Strangely enough, it's always the single isolated spike from a candle that takes you out of a trade and is bemoaned plausibly and glibly at the next morning's webinar as an unforeseen event that shouldn't have happened - but unfortunately was due to... (insert here the abstract but incredulous technical explanation as to why this bolt from the blue struck one's trade down causing total loss). In fact all it takes is an opportunist sale/purchase at below market price by their cooperating and account-holding Bank in Denmark to make the market-makers and their broker stooges happy as Larry. One spike and it's a done deal.

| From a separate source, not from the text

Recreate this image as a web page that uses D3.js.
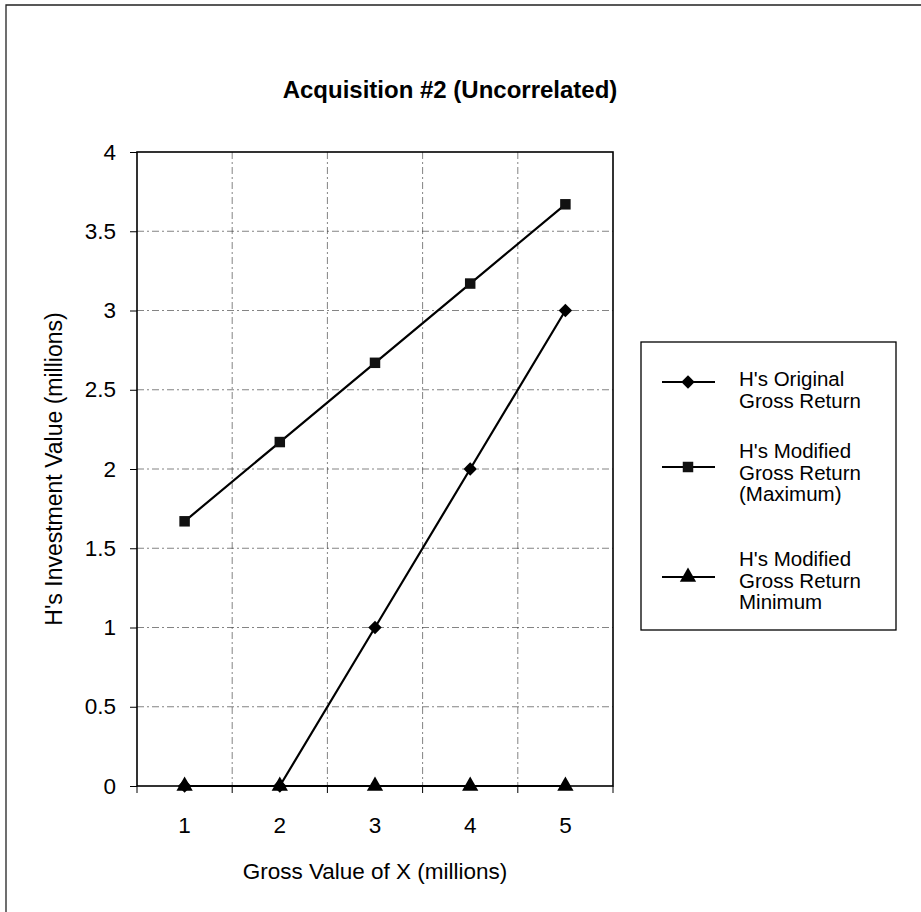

They operate through Halifax as intermediary and account holders (not the bank, the brokers).

That they can continue to fail legally is beyond doubt. That they operate in your best interests isn't. But positivity is the name of their game. Their aim is to sell you on a trade and then to later explain away why it came unstuck, stopped you out and lost you your dough. But there's always another great story and another great trade just around the corner.

Stay clear. You've been warned. Paying $6K to be a loser? Nobody needs that burden.
 
Of course unless you believe that the floods in Australia will have a minimal impact.

I'll revisit this thread in 6 months ;)
 
I agree that agriculture (or in the general case 'food production') is going to be the next boom. However, I am having difficulty finding ways to get exposure. I have examined Australian companies with exposure, and the companies in question do not inspire me.

One of my thoughts has been setting up a CFD account, however I do not personally like the 'fakeness' of CFDs. Short of scraping the money together to start a IB account, so I can get access to more agriculture companies, I don't see many options.

Anyone seen any other avenues? I liked the look of the Potash West IPO, but from what it seems no small investor will get in on this one until it is in the market.

Anything in Potash, Ag machinery, Ag tech, Rice, Wheat, etc that I may have missed that is also in Australia??